Families, Children & Marriage, Travel

Living far away

We rolled our bags down the entrance ramp with the other familes, backpacks heavy, batteries fully charged. Yet another trip back through the skies, the growing reality of our global lives. Friends come to us from an airplane this week, and more family the week after that. In a few short weeks, we will fly around the world to cover our fingers in curry and slap away pesky mosquitos and sweat ourselves silly with the cricket-playing-cousins.

The trips jam-pack themselves full of old joys and new discoveries. While there is no luxury of next-door life anymore, we are grateful for the squished-full-but-still-too-short days that the airplanes allow us together.

“What’s pot roast?” my daughter inquires of her meat-and-potatoes grandpa. He’s shocked she doesn’t know, but I affirm sheepishly that this childhood staple hasn’t ever made it into our family diet. I don’t even know how to buy a pot roast at the grocery store, let alone cook one, and food traditions at our house are more likely to include practicing proper techniques of finger-eating rice or chopstick-handling noodles.

I see words on a window at the airport, and am captured by their truth.

indy airport poem

This is how it feels, sometimes, life above the swirling earth. Always places we’re going to, places we’ve left behind spinning themselves around our lives between cornfields and curry, airplanes and freeways, water-buffalos-in-the-street and cows-in-the-barn. Always translating manners or looks or words for each other, occasionally missing something in the mix. Always navigating the risky waters of rural racism or third-world traffic patterns or airport security gates.

I sit on the airplane and think of my life between worlds, of the places I’m going and the ones I’ve come from. I think of how I can’t ever really go back to who I was and how I’m always becoming something new. I think of my students from the corners of the world and of my grandma from the corner of a cornfield. I think of the tractor induced traffic jams on back country roads and the breakneck speed and overflowing freeways of the city.

And I try to think them together – these worlds – for so many try to think them apart. I think of the grandma-from-the-West-African-bush with a giant smile and not a word of English making her way to the big city to see her first born grandchild. She smiled broad as she recounted how tall the buildings were. I think of a shivering young wife in a thin sweater slipping on ice for the first time in a bitter winter on her way to a new home. She shivers as she remembers, “It was sooo cold.” I think of a nervous young woman, in love across worlds, trying to impress her new family with her finger-eating skills only to fling half her plate of rice onto the ground.

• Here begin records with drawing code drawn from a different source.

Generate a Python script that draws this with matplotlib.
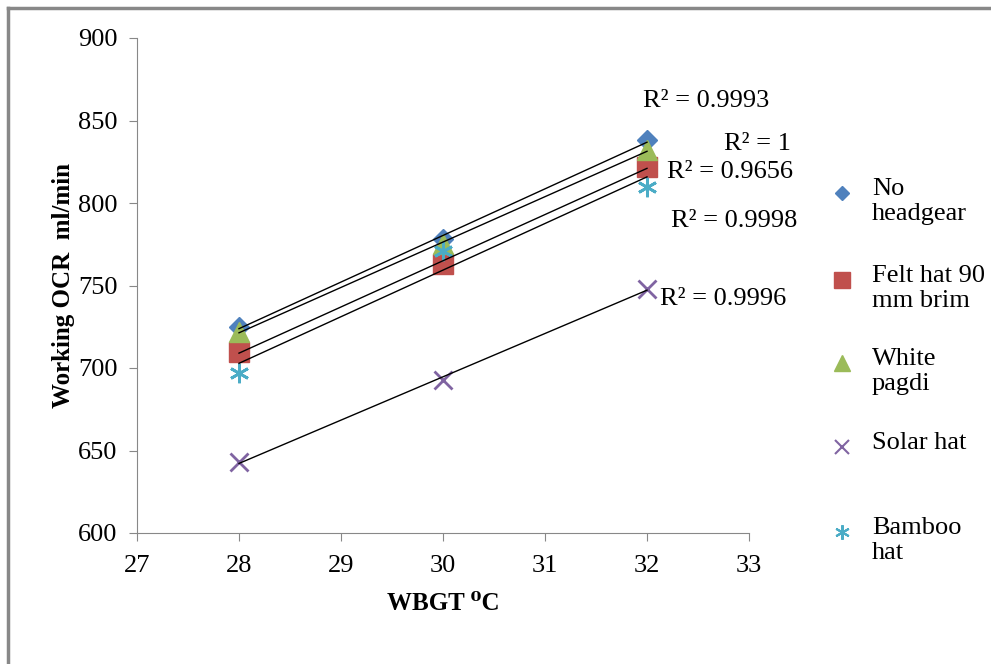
import numpy as np
import matplotlib
matplotlib.use("Agg")
import matplotlib.pyplot as plt
from matplotlib.lines import Line2D

plt.rcParams["font.family"] = ["Liberation Serif", "DejaVu Serif"]

wbgt = [28, 30, 32]
no_headgear = [725, 778, 838]
felt_hat = [710, 763, 822]
white_pagdi = [722, 775, 832]
solar_hat = [643, 693, 748]
bamboo_hat = [697, 771, 810]

labels = ["No\nheadgear", "Felt hat 90\nmm brim", "White\npagdi", "Solar hat", "Bamboo\nhat"]
colors = ["#4f81bd", "#c0504d", "#9bbb59", "#8064a2", "#4bacc6"]
markers = ["D", "s", "^", "x", (6, 2, 0)]
sizes = [10, 15, 15, 13, 14]

r2_texts = ["R\u00b2 = 0.9993", "R\u00b2 = 1", "R\u00b2 = 0.9656", "R\u00b2 = 0.9998", "R\u00b2 = 0.9996"]
r2_x = [32.58, 33.08, 32.81, 32.85, 32.75]
r2_y = [862, 836, 819, 789, 742]

series = [no_headgear, felt_hat, white_pagdi, solar_hat, bamboo_hat]
FS = 19

W, H = 991, 664
fig = plt.figure(figsize=(W / 100, H / 100), dpi=100)
ax = fig.add_axes([137 / W, 1 - 533 / H, (749 - 137) / W, (533 - 38) / H])

x = np.array(wbgt, dtype=float)
for ys, c, m, s in zip(series, colors, markers, sizes):
    mew = 2 if m == "x" or isinstance(m, tuple) else 1
    ax.plot(x, ys, linestyle="none", marker=m, color=c, markersize=s,
            markeredgewidth=mew, zorder=3)
    k, b = np.polyfit(x, ys, 1)
    ax.plot([28, 32], [k * 28 + b, k * 32 + b], color="black", lw=1, zorder=4)

for t, tx, ty in zip(r2_texts, r2_x, r2_y):
    ax.text(tx, ty, t, fontsize=FS, ha="center", va="center", clip_on=False)

ax.set_xlim(27, 33)
ax.set_ylim(600, 900)
ax.set_xticks(range(27, 34))
ax.set_yticks(range(600, 901, 50))
for sp in ["top", "right"]:
    ax.spines[sp].set_visible(False)
for sp in ["left", "bottom"]:
    ax.spines[sp].set_color("#888888")
ax.tick_params(colors="#888888", labelcolor="black", labelsize=FS, length=6,
               direction="out")
ax.tick_params(axis="y", pad=8)
ax.tick_params(axis="x", pad=10)
ax.set_xlabel("WBGT \u2070C", fontsize=18, fontweight="bold", labelpad=11)
ax.set_ylabel("Working OCR  ml/min", fontsize=18, fontweight="bold", labelpad=2)

# legend, drawn by hand to match the spreadsheet layout
leg_y = [193, 280, 363, 447, 532]
for lab, c, m, s, py in zip(labels, colors, markers, sizes, leg_y):
    mew = 1.5 if m == "x" or isinstance(m, tuple) else 1
    fig.add_artist(Line2D([842 / W], [1 - py / H], linestyle="none", marker=m,
                          color=c, markersize=s * 0.75, markeredgewidth=mew))
    fig.text(872 / W, 1 - (py - 15) / H, lab, fontsize=FS, ha="left", va="top",
             linespacing=1.15)

# outer chart border
fig.add_artist(Line2D([8 / W, 1], [1 - 8 / H, 1 - 8 / H], color="#888888", lw=2.5))
fig.add_artist(Line2D([8 / W, 8 / W], [0, 1 - 8 / H], color="#888888", lw=2.5))

fig.savefig("out.png", dpi=100)
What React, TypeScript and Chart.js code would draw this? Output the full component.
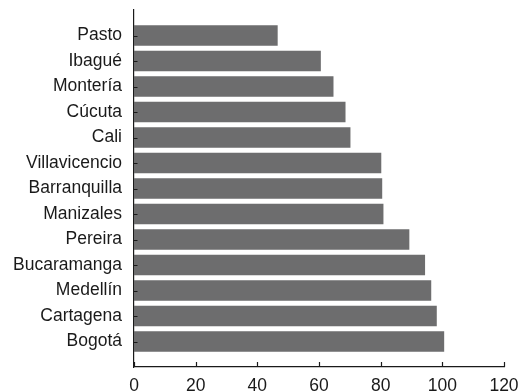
import React, { useEffect, useRef } from "react";
import { Chart, registerables } from "chart.js";

Chart.register(...registerables);

const cities = [
  "Pasto",
  "Ibagué",
  "Montería",
  "Cúcuta",
  "Cali",
  "Villavicencio",
  "Barranquilla",
  "Manizales",
  "Pereira",
  "Bucaramanga",
  "Medellín",
  "Cartagena",
  "Bogotá",
];
const values = [46.6, 60.6, 64.7, 68.6, 70.2, 80.2, 80.5, 80.9, 89.3, 94.4, 96.4, 98.2, 100.6];
const xMin = 0;
const xMax = 120;
const xStep = 20;

const FONT = "'Liberation Sans', Arial, Helvetica, sans-serif";
const TEXT = "#1a1a1a";
const AXIS = "#1a1a1a";
const BAR = "#6d6d6e";

const inwardTicks = {
  id: "inwardTicks",
  afterDatasetsDraw(chart: any) {
    const ctx = chart.ctx;
    const xs = chart.scales.x;
    const ys = chart.scales.y;
    ctx.save();
    ctx.strokeStyle = AXIS;
    ctx.lineWidth = 1.2;
    ctx.beginPath();
    xs.ticks.forEach((t: any) => {
      const px = Math.round(xs.getPixelForValue(t.value)) + 0.5;
      ctx.moveTo(px, xs.top);
      ctx.lineTo(px, xs.top - 5);
    });
    ys.ticks.forEach((t: any) => {
      const py = Math.round(ys.getPixelForValue(t.value)) + 0.5;
      ctx.moveTo(ys.right, py);
      ctx.lineTo(ys.right + 3.5, py);
    });
    ctx.stroke();
    ctx.restore();
  },
};

export default function App() {
  const ref = useRef<HTMLCanvasElement | null>(null);
  useEffect(() => {
    if (!ref.current) return;
    const chart = new Chart(ref.current, {
      type: "bar",
      data: {
        datasets: [
          {
            data: values.map((v, i) => ({ x: v, y: i })),
            backgroundColor: BAR,
            borderWidth: 0,
            barPercentage: 1,
            categoryPercentage: 0.8,
          },
        ],
      },
      options: {
        indexAxis: "y",
        animation: false,
        responsive: true,
        maintainAspectRatio: false,
        layout: { padding: { left: 0, top: 10, right: 17, bottom: 0 } },
        plugins: { legend: { display: false }, tooltip: { enabled: false } },
        scales: {
          x: {
            type: "linear",
            min: xMin,
            max: xMax,
            offset: false,
            grid: { display: false, drawTicks: false },
            border: { display: true, color: AXIS, width: 1.2 },
            ticks: {
              stepSize: xStep,
              padding: 9,
              color: TEXT,
              font: { family: FONT, size: 17.5 },
              maxRotation: 0,
            },
            afterFit(scale: any) {
              scale.height = 25;
              scale.paddingLeft = 0;
              scale.paddingRight = 0;
            },
          },
          y: {
            type: "linear",
            reverse: true,
            offset: false,
            min: -1,
            max: cities.length,
            grid: { display: false, drawTicks: false, offset: false },
            border: { display: true, color: AXIS, width: 1.2 },
            ticks: {
              stepSize: 1,
              autoSkip: false,
              padding: 12,
              color: TEXT,
              font: { family: FONT, size: 17.5 },
              callback: (v: any) => cities[v as number] ?? "",
            },
            afterBuildTicks(scale: any) {
              scale.ticks = scale.ticks.filter(
                (t: any) => t.value >= 0 && t.value < cities.length && Number.isInteger(t.value)
              );
            },
            afterFit(scale: any) {
              scale.width = 134;
              scale.paddingTop = 0;
              scale.paddingBottom = 0;
            },
          },
        },
      },
      plugins: [inwardTicks],
    });
    return () => chart.destroy();
  }, []);
  return (
    <div style={{ position: "fixed", left: 0, top: 0, width: 521, height: 392, background: "#fff" }}>
      <canvas ref={ref} />
    </div>
  );
}
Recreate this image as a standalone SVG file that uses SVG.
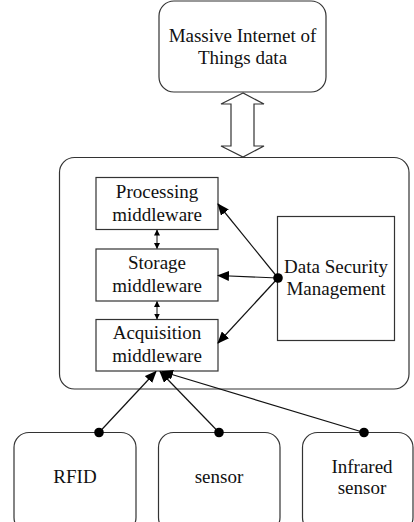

Who are we becoming as we flit around the globe on these metal birds? I wonder.

It’s tempting to think I am the first to forge this path, but I am not. While some have tied themselves to the land, nomads have roamed for eons. They didn’t have airplanes or Skype, but the story tells itself the same.

Leave home.

Wander.

Make a new home in a strange land.

I think all the way back to Abraham, who did this very thing. Sometimes I wonder if he ever longed for the simplicity of just one home, if he struggled to make sense of the clash of the old and the new.  The Story says he did it by Faith, even though he didn’t know where he was going.  He probably made some mistakes in his new land – used the wrong words or touched the wrong thing or wore the wrong tunic. We don’t know about any of those details. What The Story determined we needed to see was Abraham’s faith to walk forward without knowing the destination.

Perhaps this is one little piece of thinking the world together: to trust that the beauty and strength and hope of the world far away runs just as deep and rich and true as the home that lingers in our memories. When we cross these caverns, our lives speak silently, echoing that we are better together than apart, that we must see more than just the broken ways of wounded people.

It used to bother me that all these worlds didn’t fit neatly in the box I thought they should.  Anymore, it usually just leaves me grinning for I’m growing to love the overflowing, shape-shifting nature of living on the bridge between bland pot roasts and spicy curries, flat cornfields and tiered rice paddies, slow tractors and speedy freeways.  While there is undeniable loss in living far away from all of our loved ones, it marches hand-in-hand with an unspeakable richness that comes from living between worlds.